Polscy żołnierze uratowali afgański patrol sił pokojowych, który wpadł w zasadzkę na drodze Kabul – Kandahar. Polacy zaraz po ataku ruszyli im z odsieczą - zabili ośmiu rebeliantów, dwóch wzięli do niewoli i przejęli ich sprzęt. Zdarzenie relacjonuje specjalny wysłannik TVN24 w Afganistanie Tomasz Kanik.
Do ataku doszło w czwartek na drodze z Kabulu do Kandaharu, zwanej OHIO, niedaleko miejscowości Maluk w dystrykcie Quarabagh.
Konwój afgańskiej armii wpadł w pułapkę przygotowaną przez rebeliantów. Polacy ruszyli z odsieczą. Odpowiedzieli ogniem i ruszyli w pościg. W strzelaninie zginęło ośmiu rebeliantów, dwóch zostało wziętych do niewoli. Znaleziono przy nich materiały potrzebne do budowy min - pułapek.
Żadnemu z polskich żołnierzy nic się nie stało.
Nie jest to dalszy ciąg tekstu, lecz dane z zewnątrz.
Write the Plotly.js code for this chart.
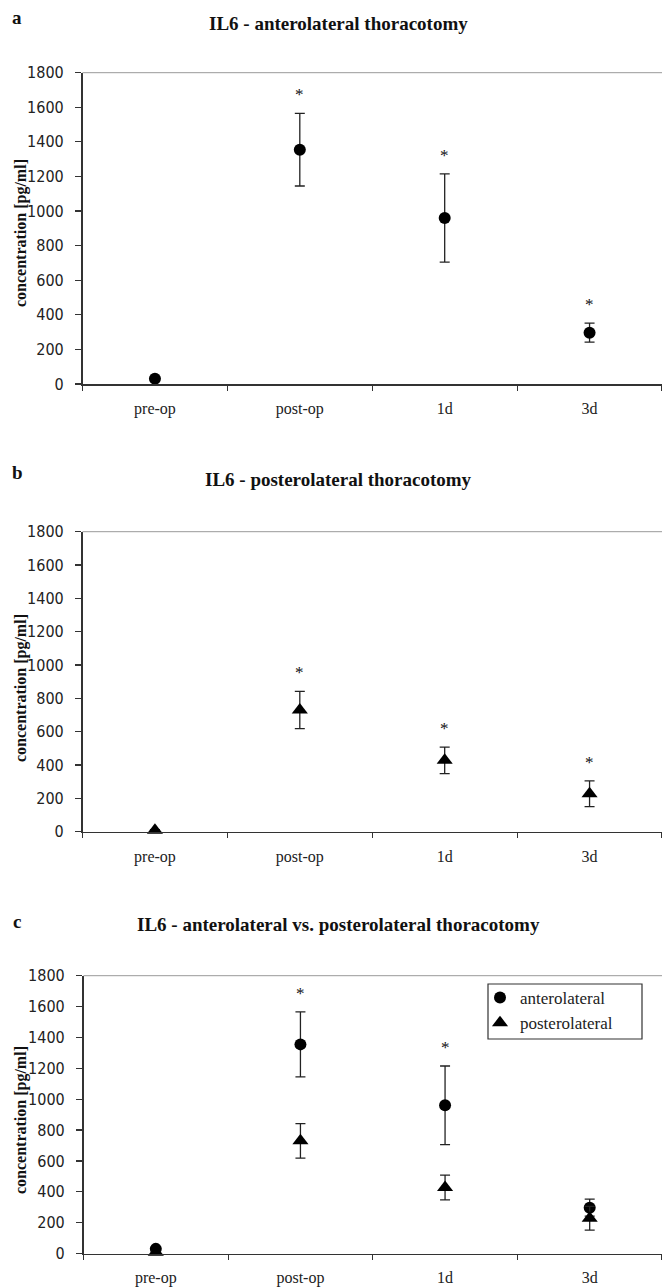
<!DOCTYPE html>
<html><head><meta charset="utf-8">
<script src="https://cdn.plot.ly/plotly-3.0.1.min.js"></script>
<style>html,body{margin:0;padding:0;background:#fff;} #chart{width:662px;height:1288px;}</style>
</head><body><div id="chart"></div>
<script>
const categories = ['pre-op', 'post-op', '1d', '3d'];
const anteroMean = [30, 1355, 960, 297];
const anteroErr = [10, 210, 255, 55];
const posteroMean = [8, 730, 428, 228];
const posteroErr = [5, 112, 80, 77];
const anteroSig = [false, true, true, true];
const posteroSig = [false, true, true, true];
const compareSig = [false, true, true, false];
const yTicks = [0, 200, 400, 600, 800, 1000, 1200, 1400, 1600, 1800];
const seriesNames = ['anterolateral', 'posterolateral'];
const panelTitles = ['IL6 - anterolateral thoracotomy', 'IL6 - posterolateral thoracotomy', 'IL6 - anterolateral vs. posterolateral thoracotomy'];
const panelLetters = ['a', 'b', 'c'];
const yTitle = 'concentration [pg/ml]';

const W = 662, H = 1288;
const SERIF = 'Liberation Serif, Times New Roman, serif';
const NARROW = 'Liberation Sans Narrow, Arial Narrow, DejaVu Sans Condensed, sans-serif';
// panel geometry in pixels
const panels = [
  {left: 82.5, top: 72.7, bottom: 384, titleY: 23, letterY: 17, ytitleY: 233},
  {left: 82.5, top: 531.7, bottom: 831.7, titleY: 479, letterY: 472, ytitleY: 688},
  {left: 83.5, top: 975.7, bottom: 1253.5, titleY: 925, letterY: 921, ytitleY: 1120}
];

function errBar(arr) {
  return {type: 'data', array: arr, visible: true, color: '#222', thickness: 1.3, width: 5};
}
const circle = {symbol: 'circle', size: 12, color: '#000'};
const tri = {symbol: 'triangle-up', size: 14, color: '#000'};

const traces = [
  {x: categories, y: anteroMean, error_y: errBar(anteroErr), mode: 'markers', marker: circle,
   xaxis: 'x', yaxis: 'y', showlegend: false, cliponaxis: false, name: seriesNames[0]},
  {x: categories, y: posteroMean, error_y: errBar(posteroErr), mode: 'markers', marker: tri,
   xaxis: 'x2', yaxis: 'y2', showlegend: false, cliponaxis: false, name: seriesNames[1]},
  {x: categories, y: anteroMean, error_y: errBar(anteroErr), mode: 'markers', marker: circle,
   xaxis: 'x3', yaxis: 'y3', showlegend: true, cliponaxis: false, name: seriesNames[0]},
  {x: categories, y: posteroMean, error_y: errBar(posteroErr), mode: 'markers', marker: tri,
   xaxis: 'x3', yaxis: 'y3', showlegend: true, cliponaxis: false, name: seriesNames[1]}
];

const layout = {
  width: W, height: H,
  margin: {l: 0, r: 0, t: 0, b: 0},
  paper_bgcolor: '#fff', plot_bgcolor: '#fff',
  font: {family: SERIF, color: '#222', size: 14},
  showlegend: true,
  legend: {x: 480 / W, y: 1 - 980 / H, xanchor: 'left', yanchor: 'top',
           borderwidth: 0, bgcolor: 'rgba(0,0,0,0)',
           font: {family: SERIF, size: 17, color: '#222'}, tracegroupgap: 0},
  annotations: [],
  shapes: [{type: 'rect', xref: 'paper', yref: 'paper', x0: 488 / W, x1: 642 / W,
            y0: 1 - 1039 / H, y1: 1 - 984 / H, line: {color: '#333', width: 1.2}}]
};

const sigSets = [anteroSig, posteroSig, compareSig];
const sigMean = [anteroMean, posteroMean, anteroMean];
const sigErr = [anteroErr, posteroErr, anteroErr];

panels.forEach((p, i) => {
  const sx = i === 0 ? '' : String(i + 1);
  layout['xaxis' + sx] = {
    domain: [p.left / W, 1], anchor: 'y' + sx, type: 'category', range: [-0.5, 3.5],
    showline: true, linecolor: '#333', linewidth: 1.6, ticks: 'outside', tickson: 'boundaries',
    ticklen: 5, tickcolor: '#333', tickwidth: 1.2, showgrid: false, zeroline: false,
    tickfont: {family: SERIF, size: 16, color: '#222'}, ticklabelstandoff: 9
  };
  layout['yaxis' + sx] = {
    domain: [1 - p.bottom / H, 1 - p.top / H], anchor: 'x' + sx, range: [0, 1800],
    tickvals: yTicks, showline: true, linecolor: '#333', linewidth: 1.6, ticks: 'outside',
    ticklen: 6, tickcolor: '#333', tickwidth: 1.2, showgrid: false, zeroline: false,
    tickfont: {family: NARROW, size: 16, color: '#222'}, ticklabelstandoff: 8
  };
  layout.shapes.push({type: 'line', xref: 'x' + sx + ' domain', yref: 'y' + sx + ' domain',
    x0: 0, x1: 1, y0: 1, y1: 1, line: {color: '#999', width: 1}});
  layout.annotations.push({text: '<b>' + panelTitles[i] + '</b>', xref: 'paper', yref: 'paper',
    x: 338 / W, y: 1 - p.titleY / H, xanchor: 'center', yanchor: 'middle', showarrow: false,
    font: {family: SERIF, size: 19, color: '#111'}});
  layout.annotations.push({text: '<b>' + panelLetters[i] + '</b>', xref: 'paper', yref: 'paper',
    x: 17 / W, y: 1 - p.letterY / H, xanchor: 'center', yanchor: 'middle', showarrow: false,
    font: {family: SERIF, size: 19, color: '#111'}});
  layout.annotations.push({text: '<b>' + yTitle + '</b>', xref: 'paper', yref: 'paper',
    x: 21 / W, y: 1 - p.ytitleY / H, xanchor: 'center', yanchor: 'middle', showarrow: false,
    textangle: -90, font: {family: SERIF, size: 16, color: '#111'}});
  sigSets[i].forEach((s, k) => {
    if (!s) return;
    layout.annotations.push({text: '*', xref: 'x' + sx, yref: 'y' + sx,
      x: categories[k], y: sigMean[i][k] + sigErr[i][k], xanchor: 'center', yanchor: 'bottom',
      yshift: 7, showarrow: false, font: {family: SERIF, size: 17, color: '#111'}});
  });
});

Plotly.newPlot('chart', traces, layout, {staticPlot: true, displayModeBar: false});
</script>
</body></html>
Jak mówi reporter TVN24 Tomasz Kanik, podobne wydarzenia w Afganistanie to codzienność. - Żołnierze muszą się liczyć z tym, że do takich sytuacji dochodzi i będzie dochodzić - powiedział reporter.
Kluczowe zadanie Polaków
Ochrona biegnącego na odcinku ok. 250-300 km przez prowincję Ghazni (gdzie mają być skonsolidowane polskie wojska) jednego z głównych szlaków komunikacyjnych - drogi z Kabulu do Kandaharu - jest jednym z kluczowych zadań polskich żołnierzy w Afganistanie po przegrupowaniu. Tak jak dotychczas wojskowi będą też szkolić personel afgańskich sił bezpieczeństwa.